Using the data below, output the first line and every line after it up to and including the line containing "const markerRange = [-22.5,-220];", exactly as written and with nothing added.

- - -

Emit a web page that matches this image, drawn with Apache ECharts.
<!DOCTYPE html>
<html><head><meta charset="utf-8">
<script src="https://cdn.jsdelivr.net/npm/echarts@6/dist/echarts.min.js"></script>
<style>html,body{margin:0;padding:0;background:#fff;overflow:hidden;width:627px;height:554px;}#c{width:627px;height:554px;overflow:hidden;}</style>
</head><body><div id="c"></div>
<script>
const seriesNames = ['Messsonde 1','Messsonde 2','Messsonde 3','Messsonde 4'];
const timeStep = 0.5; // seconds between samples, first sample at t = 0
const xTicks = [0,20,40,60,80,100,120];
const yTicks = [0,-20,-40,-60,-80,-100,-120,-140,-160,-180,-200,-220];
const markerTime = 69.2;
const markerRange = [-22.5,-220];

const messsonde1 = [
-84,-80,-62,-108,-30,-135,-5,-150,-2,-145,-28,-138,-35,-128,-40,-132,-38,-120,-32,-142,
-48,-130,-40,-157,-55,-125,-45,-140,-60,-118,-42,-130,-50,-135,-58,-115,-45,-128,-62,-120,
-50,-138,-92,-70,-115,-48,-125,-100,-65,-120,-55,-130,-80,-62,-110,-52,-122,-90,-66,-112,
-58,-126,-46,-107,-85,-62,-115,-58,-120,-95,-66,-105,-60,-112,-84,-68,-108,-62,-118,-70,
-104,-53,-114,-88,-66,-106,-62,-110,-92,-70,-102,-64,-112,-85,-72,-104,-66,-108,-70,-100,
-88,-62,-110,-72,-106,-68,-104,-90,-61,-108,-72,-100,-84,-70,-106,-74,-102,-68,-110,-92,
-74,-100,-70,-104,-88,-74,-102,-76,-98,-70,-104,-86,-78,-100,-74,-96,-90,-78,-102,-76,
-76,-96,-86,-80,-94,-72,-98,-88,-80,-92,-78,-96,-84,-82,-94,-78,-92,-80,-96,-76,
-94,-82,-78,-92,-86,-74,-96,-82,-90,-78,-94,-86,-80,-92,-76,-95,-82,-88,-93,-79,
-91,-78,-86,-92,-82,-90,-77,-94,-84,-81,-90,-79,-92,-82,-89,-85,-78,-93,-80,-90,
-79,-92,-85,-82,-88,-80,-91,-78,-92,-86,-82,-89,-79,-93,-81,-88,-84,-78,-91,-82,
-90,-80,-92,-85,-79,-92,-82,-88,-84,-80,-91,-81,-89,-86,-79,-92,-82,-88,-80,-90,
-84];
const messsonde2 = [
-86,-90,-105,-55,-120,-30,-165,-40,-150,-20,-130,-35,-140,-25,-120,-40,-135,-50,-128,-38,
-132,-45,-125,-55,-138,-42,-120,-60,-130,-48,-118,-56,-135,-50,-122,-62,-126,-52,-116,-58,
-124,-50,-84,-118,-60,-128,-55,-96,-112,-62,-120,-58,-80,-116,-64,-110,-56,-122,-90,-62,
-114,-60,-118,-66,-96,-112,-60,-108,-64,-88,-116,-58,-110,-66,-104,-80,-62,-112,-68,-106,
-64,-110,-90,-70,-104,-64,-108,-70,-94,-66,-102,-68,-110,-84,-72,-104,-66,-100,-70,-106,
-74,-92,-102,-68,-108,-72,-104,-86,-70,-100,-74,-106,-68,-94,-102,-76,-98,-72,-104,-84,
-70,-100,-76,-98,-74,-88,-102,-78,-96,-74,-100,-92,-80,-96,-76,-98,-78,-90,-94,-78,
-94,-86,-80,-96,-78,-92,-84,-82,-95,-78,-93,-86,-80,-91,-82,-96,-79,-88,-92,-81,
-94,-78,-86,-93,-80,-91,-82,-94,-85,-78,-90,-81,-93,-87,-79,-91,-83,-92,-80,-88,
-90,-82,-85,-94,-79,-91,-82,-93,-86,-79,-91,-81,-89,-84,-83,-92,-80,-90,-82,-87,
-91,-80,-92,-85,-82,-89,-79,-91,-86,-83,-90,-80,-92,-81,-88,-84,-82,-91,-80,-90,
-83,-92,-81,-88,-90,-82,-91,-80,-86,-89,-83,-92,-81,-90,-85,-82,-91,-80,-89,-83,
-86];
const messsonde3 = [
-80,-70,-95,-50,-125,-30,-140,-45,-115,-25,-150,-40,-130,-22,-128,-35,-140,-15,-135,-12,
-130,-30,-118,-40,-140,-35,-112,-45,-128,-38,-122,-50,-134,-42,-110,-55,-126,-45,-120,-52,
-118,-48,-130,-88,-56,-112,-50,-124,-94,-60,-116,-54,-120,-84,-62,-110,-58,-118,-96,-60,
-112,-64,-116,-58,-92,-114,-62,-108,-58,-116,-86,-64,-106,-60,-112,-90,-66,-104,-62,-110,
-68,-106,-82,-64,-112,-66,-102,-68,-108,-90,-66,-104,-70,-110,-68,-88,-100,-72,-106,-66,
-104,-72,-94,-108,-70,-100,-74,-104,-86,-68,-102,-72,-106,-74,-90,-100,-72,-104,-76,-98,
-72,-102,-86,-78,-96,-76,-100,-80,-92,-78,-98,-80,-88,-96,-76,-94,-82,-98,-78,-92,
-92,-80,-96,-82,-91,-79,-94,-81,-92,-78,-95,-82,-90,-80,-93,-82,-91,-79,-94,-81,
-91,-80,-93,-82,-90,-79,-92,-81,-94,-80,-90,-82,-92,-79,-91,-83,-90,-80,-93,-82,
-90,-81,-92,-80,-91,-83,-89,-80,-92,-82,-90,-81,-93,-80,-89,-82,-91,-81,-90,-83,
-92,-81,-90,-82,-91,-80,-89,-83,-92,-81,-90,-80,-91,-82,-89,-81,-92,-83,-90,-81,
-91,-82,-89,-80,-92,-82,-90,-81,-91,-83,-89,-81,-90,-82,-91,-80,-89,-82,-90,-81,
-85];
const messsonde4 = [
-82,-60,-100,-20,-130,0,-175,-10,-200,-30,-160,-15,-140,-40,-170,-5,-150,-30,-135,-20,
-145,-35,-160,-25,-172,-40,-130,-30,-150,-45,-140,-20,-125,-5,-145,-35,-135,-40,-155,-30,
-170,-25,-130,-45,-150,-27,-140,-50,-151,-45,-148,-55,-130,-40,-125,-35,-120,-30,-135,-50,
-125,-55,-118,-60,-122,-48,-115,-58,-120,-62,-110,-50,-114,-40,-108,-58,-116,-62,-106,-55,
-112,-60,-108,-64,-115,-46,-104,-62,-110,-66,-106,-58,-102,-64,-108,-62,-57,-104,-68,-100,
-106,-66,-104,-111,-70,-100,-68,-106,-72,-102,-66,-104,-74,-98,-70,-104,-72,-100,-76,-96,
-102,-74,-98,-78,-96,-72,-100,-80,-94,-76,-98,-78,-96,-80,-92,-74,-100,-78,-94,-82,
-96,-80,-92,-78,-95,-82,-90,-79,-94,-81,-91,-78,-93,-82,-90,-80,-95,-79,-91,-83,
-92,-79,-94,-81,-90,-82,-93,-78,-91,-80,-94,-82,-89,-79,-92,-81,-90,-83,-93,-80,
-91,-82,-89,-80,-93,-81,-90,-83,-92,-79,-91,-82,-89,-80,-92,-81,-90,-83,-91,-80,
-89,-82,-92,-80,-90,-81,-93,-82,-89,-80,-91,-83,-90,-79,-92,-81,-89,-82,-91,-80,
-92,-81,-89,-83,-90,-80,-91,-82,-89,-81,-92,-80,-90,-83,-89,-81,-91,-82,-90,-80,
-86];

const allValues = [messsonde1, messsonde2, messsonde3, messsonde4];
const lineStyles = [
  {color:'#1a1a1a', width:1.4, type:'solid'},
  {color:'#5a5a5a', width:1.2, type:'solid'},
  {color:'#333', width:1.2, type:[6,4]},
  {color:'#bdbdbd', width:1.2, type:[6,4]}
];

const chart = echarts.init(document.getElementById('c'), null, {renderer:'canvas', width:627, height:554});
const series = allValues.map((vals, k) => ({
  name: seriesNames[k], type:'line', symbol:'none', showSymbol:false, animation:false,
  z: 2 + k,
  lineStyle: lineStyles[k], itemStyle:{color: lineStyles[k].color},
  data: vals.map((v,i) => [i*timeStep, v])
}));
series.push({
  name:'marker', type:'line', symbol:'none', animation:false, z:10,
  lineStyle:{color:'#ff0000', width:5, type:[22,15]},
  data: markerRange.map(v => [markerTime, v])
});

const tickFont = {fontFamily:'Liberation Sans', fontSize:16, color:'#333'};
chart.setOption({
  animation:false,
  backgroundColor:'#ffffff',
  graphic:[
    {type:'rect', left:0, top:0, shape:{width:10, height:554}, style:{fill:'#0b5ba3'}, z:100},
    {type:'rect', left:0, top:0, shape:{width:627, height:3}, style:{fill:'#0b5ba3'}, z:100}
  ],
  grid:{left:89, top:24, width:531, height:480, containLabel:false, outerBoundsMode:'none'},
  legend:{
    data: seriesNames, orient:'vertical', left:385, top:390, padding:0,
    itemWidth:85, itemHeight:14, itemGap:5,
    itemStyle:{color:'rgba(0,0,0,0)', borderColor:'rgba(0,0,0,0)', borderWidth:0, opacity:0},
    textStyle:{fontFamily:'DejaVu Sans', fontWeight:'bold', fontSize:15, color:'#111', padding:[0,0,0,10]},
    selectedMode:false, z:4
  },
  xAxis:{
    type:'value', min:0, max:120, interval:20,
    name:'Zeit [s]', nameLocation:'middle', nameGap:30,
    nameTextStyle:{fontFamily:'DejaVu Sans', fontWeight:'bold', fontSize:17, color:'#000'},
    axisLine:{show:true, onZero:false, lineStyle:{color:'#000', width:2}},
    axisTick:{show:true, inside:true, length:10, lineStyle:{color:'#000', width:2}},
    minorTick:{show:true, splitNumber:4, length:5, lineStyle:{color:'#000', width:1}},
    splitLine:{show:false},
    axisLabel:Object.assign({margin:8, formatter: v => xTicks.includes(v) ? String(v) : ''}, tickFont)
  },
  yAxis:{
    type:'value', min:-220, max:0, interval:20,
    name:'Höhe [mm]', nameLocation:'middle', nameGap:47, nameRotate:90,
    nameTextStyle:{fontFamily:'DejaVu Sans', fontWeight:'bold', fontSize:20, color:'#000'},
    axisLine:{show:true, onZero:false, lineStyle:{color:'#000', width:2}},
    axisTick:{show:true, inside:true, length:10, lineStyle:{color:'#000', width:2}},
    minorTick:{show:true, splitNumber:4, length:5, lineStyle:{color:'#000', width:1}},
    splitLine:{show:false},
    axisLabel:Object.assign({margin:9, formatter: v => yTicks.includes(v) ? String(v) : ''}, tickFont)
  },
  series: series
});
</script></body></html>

- - -

▶ **RESULT BELOW**
Emit a web page that matches this image, drawn with Apache ECharts.
<!DOCTYPE html>
<html><head><meta charset="utf-8">
<script src="https://cdn.jsdelivr.net/npm/echarts@6/dist/echarts.min.js"></script>
<style>html,body{margin:0;padding:0;background:#fff;overflow:hidden;width:627px;height:554px;}#c{width:627px;height:554px;overflow:hidden;}</style>
</head><body><div id="c"></div>
<script>
const seriesNames = ['Messsonde 1','Messsonde 2','Messsonde 3','Messsonde 4'];
const timeStep = 0.5; // seconds between samples, first sample at t = 0
const xTicks = [0,20,40,60,80,100,120];
const yTicks = [0,-20,-40,-60,-80,-100,-120,-140,-160,-180,-200,-220];
const markerTime = 69.2;
const markerRange = [-22.5,-220];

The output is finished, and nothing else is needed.